The state of the monasteries having long been a public scandal, Cromwell, in 1535, sent a commission to examine them. Acting on the reports of the commission, parliament abolished the smaller monasteries. A rebellion followed, which was with some difficulty put down. The supression of this rebellion was followed in 1537, by the dissolution of the larger monasteries.

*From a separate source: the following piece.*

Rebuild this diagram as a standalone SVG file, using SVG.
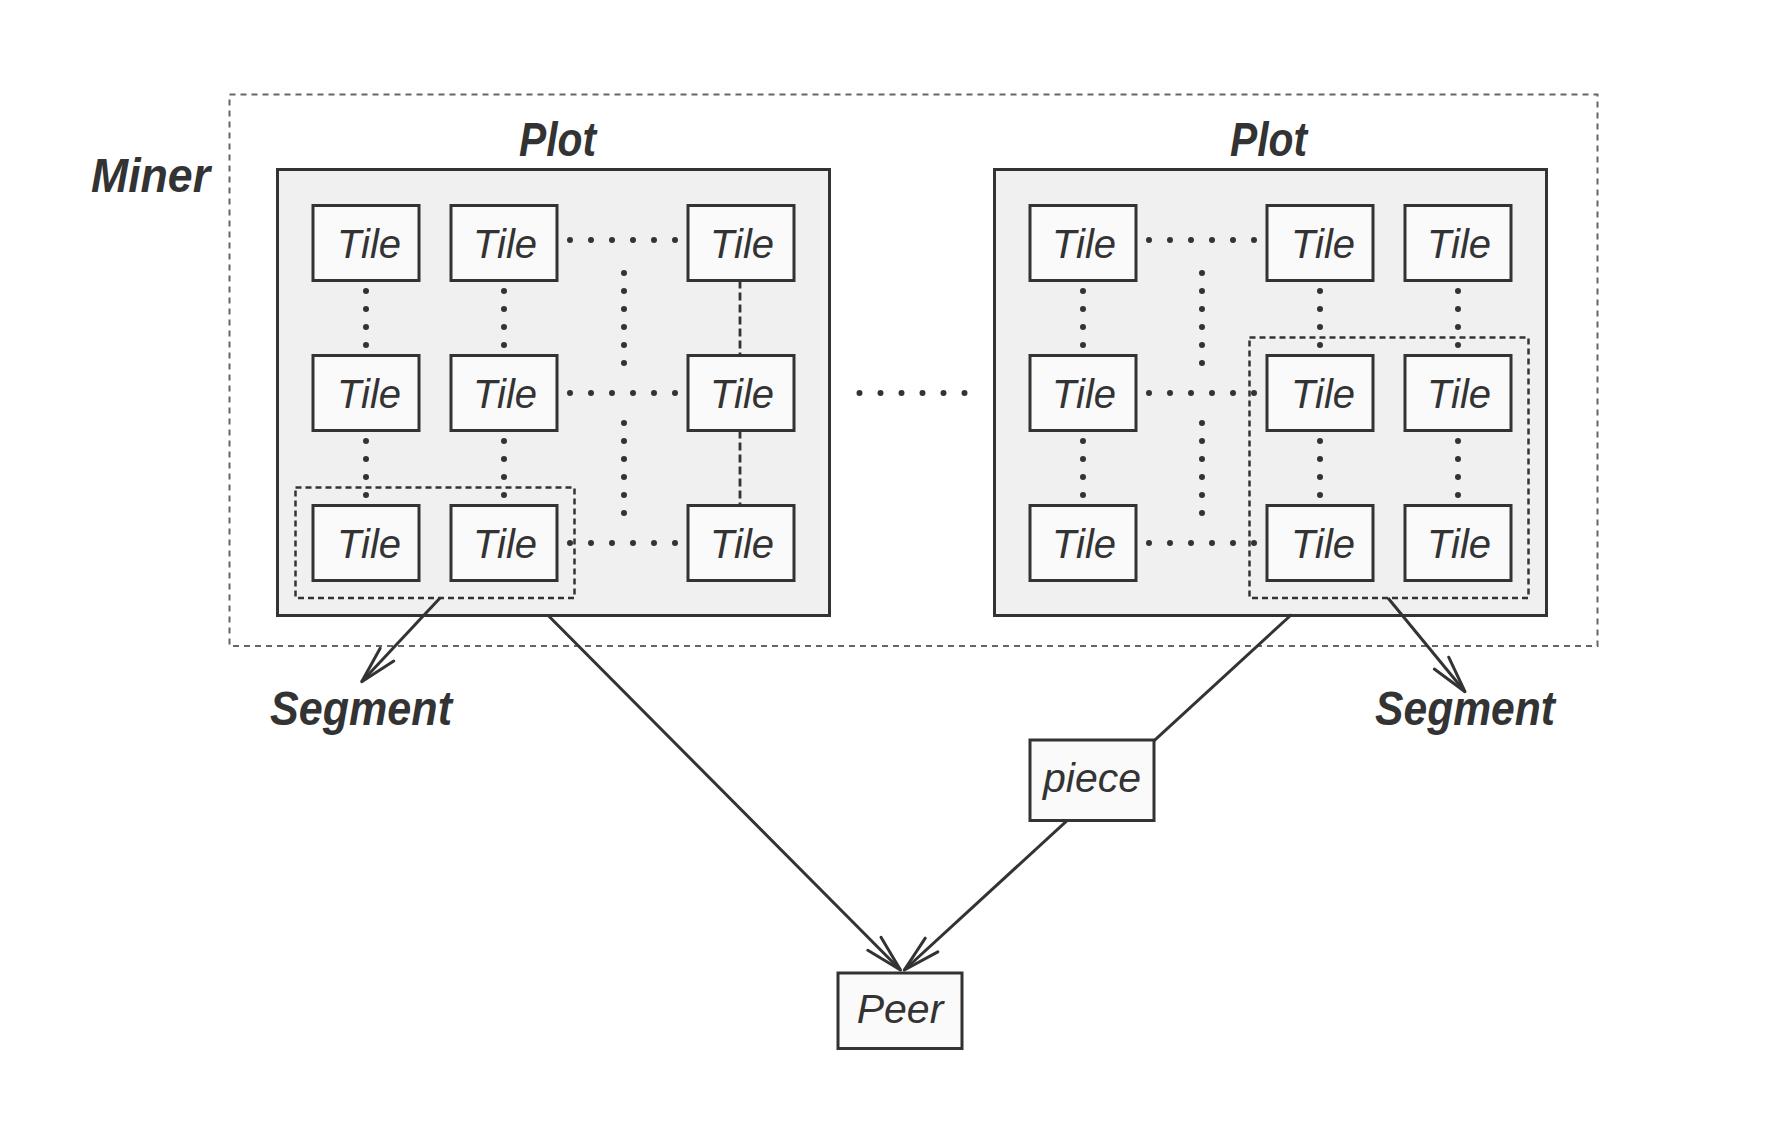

In the midst of these civil commotions, two events took place, both bearing on the Reformation, but of very different import. An order in council appointed the English translation of the Bible to be placed in every church, that all might read it. But as if to correct the idea that every one was to have the right of judging for himself in religious questions, an act of uniformity was passed. Certain articles of religion were drawn up, and after some modifications, were framed into those known as the "bloody six articles." The doctrines were substantially those of the Roman Catholic Church. Whoever denied the first article (that embodying the doctrine of transubstantiation), was to be declared a heretic, and burned without opportunity of adjuration; whoso spoke against the other five articles should, for the first offence, forfeit his property; and whosoever refused to abjure his first offence, or committed a second, was to die like a felon. To this act, Cromwell himself fell a victim. He had been silent in face of the combination which carried it; but having secretly used all his influence as a member of government, to thwart its execution, by staying proceedings and granting pardons, he lost Henry's confidence and was put to death.

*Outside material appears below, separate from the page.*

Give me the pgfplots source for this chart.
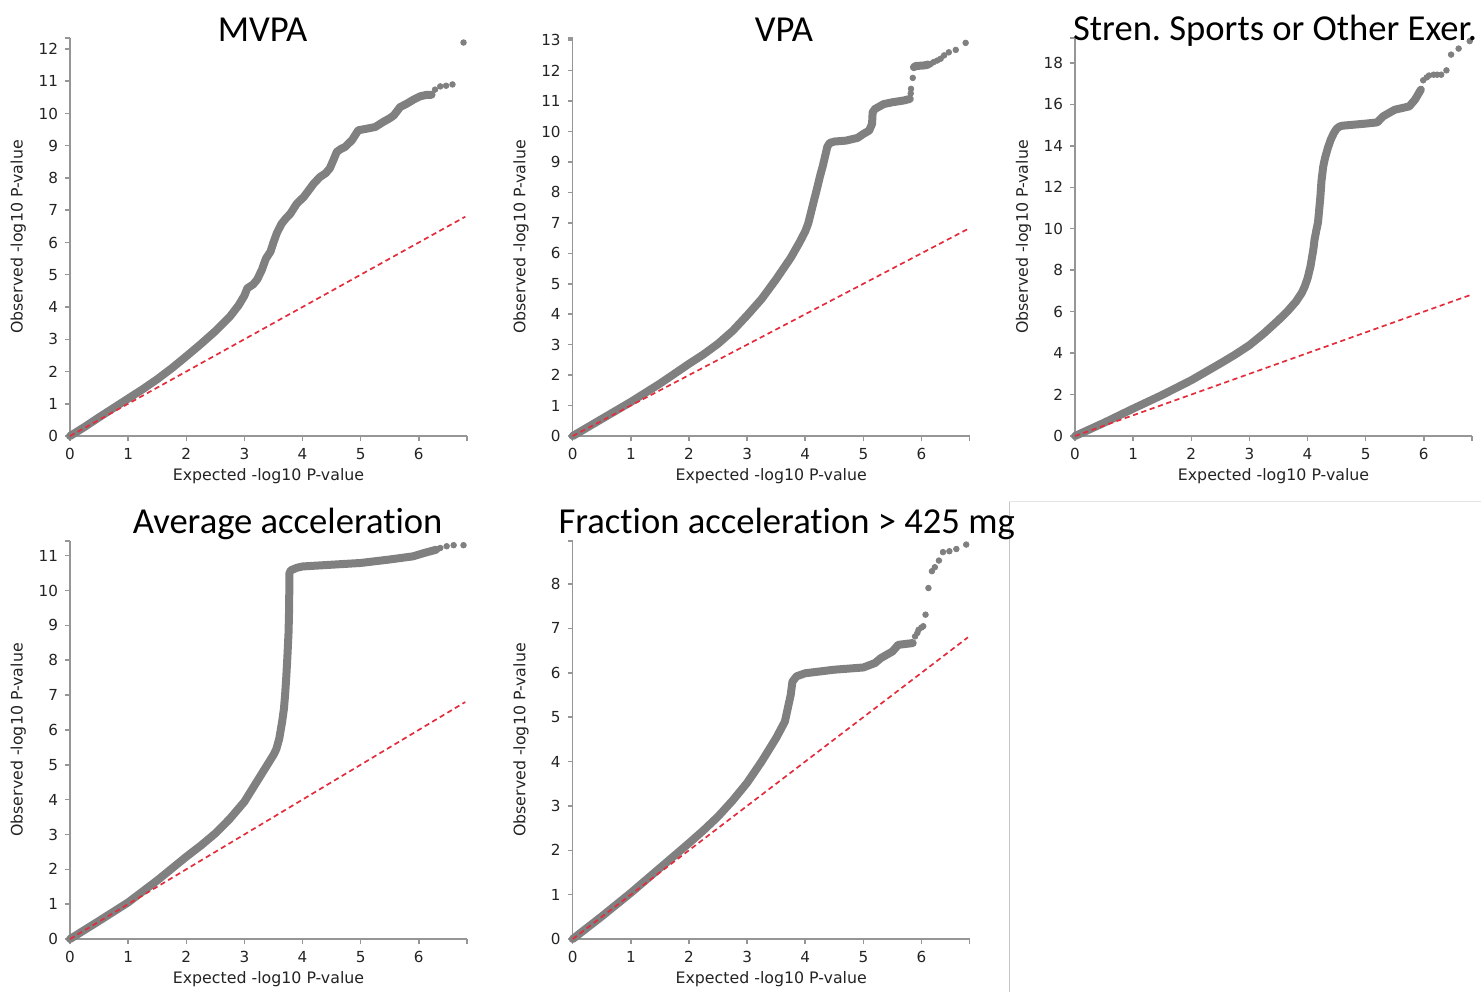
\documentclass[border=0pt]{standalone}
\usepackage{fontspec}
\setmainfont{DejaVu Sans}
\newfontfamily\titlefont[Ligatures=NoCommon]{Carlito}
\usepackage{pgfplots}
\pgfplotsset{compat=1.18}
\usepackage{pgfplotstable}
\definecolor{ptgray}{RGB}{128,128,128}
\definecolor{axgray}{RGB}{150,150,150}
\definecolor{qqred}{RGB}{228,45,60}
\definecolor{txt}{RGB}{35,35,35}

\pgfplotstableread{
x y
0 0
0.25 0.28
0.5 0.58
0.75 0.87
1.0 1.16
1.25 1.45
1.5 1.76
1.75 2.1
2.0 2.47
2.25 2.85
2.5 3.25
2.75 3.7
2.9 4.05
3.0 4.35
3.05 4.58
3.15 4.7
3.22 4.85
3.3 5.15
3.37 5.5
3.45 5.72
3.5 6.0
3.56 6.3
3.64 6.58
3.72 6.76
3.79 6.89
3.9 7.2
4.02 7.41
4.1 7.6
4.19 7.82
4.30 8.03
4.4 8.15
4.47 8.3
4.53 8.55
4.59 8.81
4.66 8.9
4.73 8.96
4.85 9.17
4.96 9.48
5.11 9.53
5.25 9.58
5.39 9.74
5.5 9.85
5.57 9.94
5.68 10.2
5.79 10.3
5.91 10.43
6.02 10.53
6.14 10.58
6.22 10.58
}\mvpaband
\pgfplotstableread{
x y
6.28 10.74
6.37 10.84
6.47 10.86
6.58 10.9
6.77 12.2
}\mvpapts

\pgfplotstableread{
x y
0 0
0.5 0.56
1 1.12
1.5 1.72
2 2.37
2.25 2.68
2.5 3.03
2.75 3.45
3 3.96
3.25 4.5
3.5 5.15
3.75 5.85
3.9 6.35
4.0 6.72
4.05 6.97
4.1 7.35
4.15 7.73
4.2 8.1
4.25 8.5
4.3 8.85
4.35 9.25
4.38 9.5
4.42 9.62
4.5 9.67
4.7 9.7
4.9 9.79
5.0 9.92
5.1 10.03
5.15 10.25
5.16 10.63
5.2 10.74
5.35 10.9
5.5 10.96
5.7 11.02
5.8 11.07
}\vpaband
\pgfplotstableread{
x y
5.87 12.11
5.9 12.15
6.05 12.17
6.12 12.2
}\vpabandb
\pgfplotstableread{
x y
5.815 11.25
5.82 11.4
5.85 11.76
6.16 12.22
6.21 12.28
6.27 12.33
6.33 12.39
6.39 12.5
6.47 12.6
6.59 12.68
6.76 12.91
}\vpapts

\pgfplotstableread{
x y
0 0
0.5 0.64
1 1.32
1.5 1.98
2 2.69
2.5 3.5
2.75 3.92
3 4.38
3.25 4.95
3.5 5.59
3.65 6.0
3.8 6.48
3.9 6.9
3.95 7.2
4.0 7.6
4.05 8.17
4.1 9.0
4.12 9.46
4.15 9.9
4.18 10.3
4.2 10.9
4.22 11.5
4.24 12.3
4.27 13.0
4.3 13.4
4.35 13.9
4.4 14.3
4.45 14.6
4.5 14.82
4.55 14.93
4.6 14.97
5.0 15.07
5.2 15.13
5.3 15.42
5.5 15.74
5.75 15.9
5.85 16.23
5.95 16.71
}\strenband
\pgfplotstableread{
x y
5.99 17.16
6.05 17.3
6.09 17.39
6.17 17.43
6.23 17.43
6.3 17.43
6.39 17.64
6.47 18.4
6.6 18.69
6.79 19.05
}\strenpts

\pgfplotstableread{
x y
0 0
0.5 0.52
1 1.05
1.5 1.68
2 2.36
2.25 2.68
2.5 3.03
2.75 3.45
3 3.94
3.25 4.61
3.5 5.28
3.55 5.45
3.6 5.75
3.65 6.24
3.68 6.6
3.7 7.0
3.72 7.5
3.74 8.1
3.76 8.8
3.77 9.5
3.775 10.5
3.8 10.58
3.9 10.65
4.0 10.69
4.5 10.74
5.0 10.79
5.5 10.89
5.9 10.98
6.1 11.08
6.3 11.17
}\avgband
\pgfplotstableread{
x y
6.37 11.22
6.48 11.27
6.6 11.3
6.77 11.3
}\avgpts

\pgfplotstableread{
x y
0 0
0.5 0.51
1 1.04
1.5 1.6
2 2.16
2.25 2.45
2.5 2.76
2.75 3.12
3 3.52
3.25 4.0
3.5 4.53
3.65 4.9
3.7 5.2
3.75 5.5
3.78 5.8
3.85 5.92
4.0 5.99
4.5 6.07
5.0 6.12
5.2 6.22
5.3 6.33
5.5 6.48
5.6 6.63
5.85 6.67
}\fracband
\pgfplotstableread{
x y
5.89 6.82
5.93 6.9
5.95 6.97
6.0 7.02
6.03 7.05
6.07 7.31
6.12 7.91
6.18 8.29
6.23 8.38
6.3 8.53
6.37 8.72
6.48 8.74
6.6 8.79
6.77 8.89
}\fracpts

\pgfplotsset{
  every axis title shift=0pt,
  qq/.style={
    scale only axis, width=198.5pt, height=199pt,
    axis x line*=bottom, axis y line*=left,
    axis line style={axgray, line width=0.75pt, -},
    xmin=0, xmax=6.83, ymin=0,
    xtick={0,...,6},
    extra x ticks={6.83}, extra x tick labels={},
    tick align=outside, major tick length=2.5pt,
    tick style={axgray, line width=0.75pt},
    /pgf/number format/assume math mode=true,
    tick label style={font=\fontsize{7.6}{9}\selectfont, text=txt},
    xlabel={Expected -log10 P-value},
    ylabel={Observed -log10 P-value},
    label style={font=\fontsize{7.9}{9}\selectfont, text=txt},
    xlabel style={at={(axis description cs:0.5,-0.102)}, anchor=center},
    ylabel style={at={(axis description cs:-0.13,0.5)}, anchor=center},
    title style={font=\titlefont\frenchspacing\fontsize{18.3}{21}\selectfont, anchor=base},
    clip=false,
  },
  band/.style={ptgray, line width=4pt, line cap=round, line join=round},
  pts/.style={only marks, mark=*, mark size=1.4pt, ptgray, mark options={draw=ptgray, fill=ptgray}},
  diag/.style={qqred, line width=0.85pt, dash pattern=on 2.6pt off 1.8pt},
}

\begin{document}
\begin{tikzpicture}
\useasboundingbox (0,0) rectangle (740.5pt,-496pt);
\draw[gray!45, line width=0.6pt] (504.65pt,-250.85pt) -- (504.65pt,-496pt);
\draw[gray!20, line width=0.6pt] (504.65pt,-250.85pt) -- (740.5pt,-250.85pt);

% MVPA
\begin{axis}[qq, at={(35pt,-218pt)}, anchor=south west,
  ymax=12.34, ytick={0,...,12}, extra y ticks={12.34}, extra y tick labels={},
  title={MVPA}, title style={at={(0.485,0.99)}}]
\addplot[band] table {\mvpaband};
\addplot[pts] table {\mvpapts};
\addplot[diag] coordinates {(0,0) (6.8,6.8)};
\end{axis}

% VPA
\begin{axis}[qq, at={(286.35pt,-218pt)}, anchor=south west,
  ymax=13.07, ytick={0,...,13}, extra y ticks={13.07}, extra y tick labels={},
  title={VPA}, title style={at={(0.532,0.99)}}]
\addplot[band] table {\vpaband};
\addplot[band] table {\vpabandb};
\addplot[pts] table {\vpapts};
\addplot[diag] coordinates {(0,0) (6.8,6.8)};
\end{axis}

% Stren
\begin{axis}[qq, at={(537.5pt,-218pt)}, anchor=south west,
  ymax=19.2, ytick={0,2,...,18}, extra y ticks={19.2}, extra y tick labels={},
  title={Stren. Sports or Other Exer.}, title style={at={(0.504,0.995)}}]
\addplot[band] table {\strenband};
\addplot[pts] table {\strenpts};
\addplot[diag] coordinates {(0,0) (6.8,6.8)};
\end{axis}

% Average acceleration
\begin{axis}[qq, at={(35pt,-469.5pt)}, anchor=south west,
  ymax=11.42, ytick={0,...,11}, extra y ticks={11.42}, extra y tick labels={},
  title={Average acceleration}, title style={at={(0.548,1.02)}}]
\addplot[band] table {\avgband};
\addplot[pts] table {\avgpts};
\addplot[diag] coordinates {(0,0) (6.8,6.8)};
\end{axis}

% Fraction acceleration
\begin{axis}[qq, at={(286.35pt,-469.5pt)}, anchor=south west,
  ymax=8.97, ytick={0,...,8}, extra y ticks={8.97}, extra y tick labels={},
  title={Fraction acceleration > 425 mg}, title style={at={(0.539,1.02)}}]
\addplot[band] table {\fracband};
\addplot[pts] table {\fracpts};
\addplot[diag] coordinates {(0,0) (6.8,6.8)};
\end{axis}
\end{tikzpicture}
\end{document}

Henry died on the 28th of January 1547, unhonored and unmourned. The mere recital of the occurrences of his private life is sufficient to justify most of the infamy which tradition has attached to his name. The divorce of Catharine and the marrying of Anne Boleyn have already been told. Within a short time after the birth of the princess (afterwards Queen) Elizabeth, Henry's affection for Anne ceased. He suspected her of adultery, and after a hurried trial had her condemned and executed. On the day after her execution, he married Jane Seymour, who died in 1537, in giving birth to Edward VI. The story of Anne of Cleves follows. The marriage, a political one, arranged by Cromwell to connect Henry with the German Protestants, was unfortunate from the beginning. Henry was deceived as to her personal attractions, and in 1540, obtained a divorce to free himself. His fifth wife, Catharine Howard, was within a few months divorced and executed on a charge of adultery. His sixth wife, Catharine Parr, survived him, and so the catalogue ends. Passing from the domestic circle to his immediate associates, he is found as incapable of friendship, as he was of either feeling or evoking love. He had three great ministers - Wolsey, More and Cromwell - all men of high talent and worth, and all on terms of the closest intimacy with the King, yet all in the hour of need thrown aside. If such were the mercies he vouchsafed to those who were with him, it may easily be imagined how he dealt with those who were against him. It may safely be admitted that tradition has exaggerated Henry's cruelties, but after allowing for everything, enough remains to explain the universal detestation in which Protestant and Catholic have combined to hold his memory.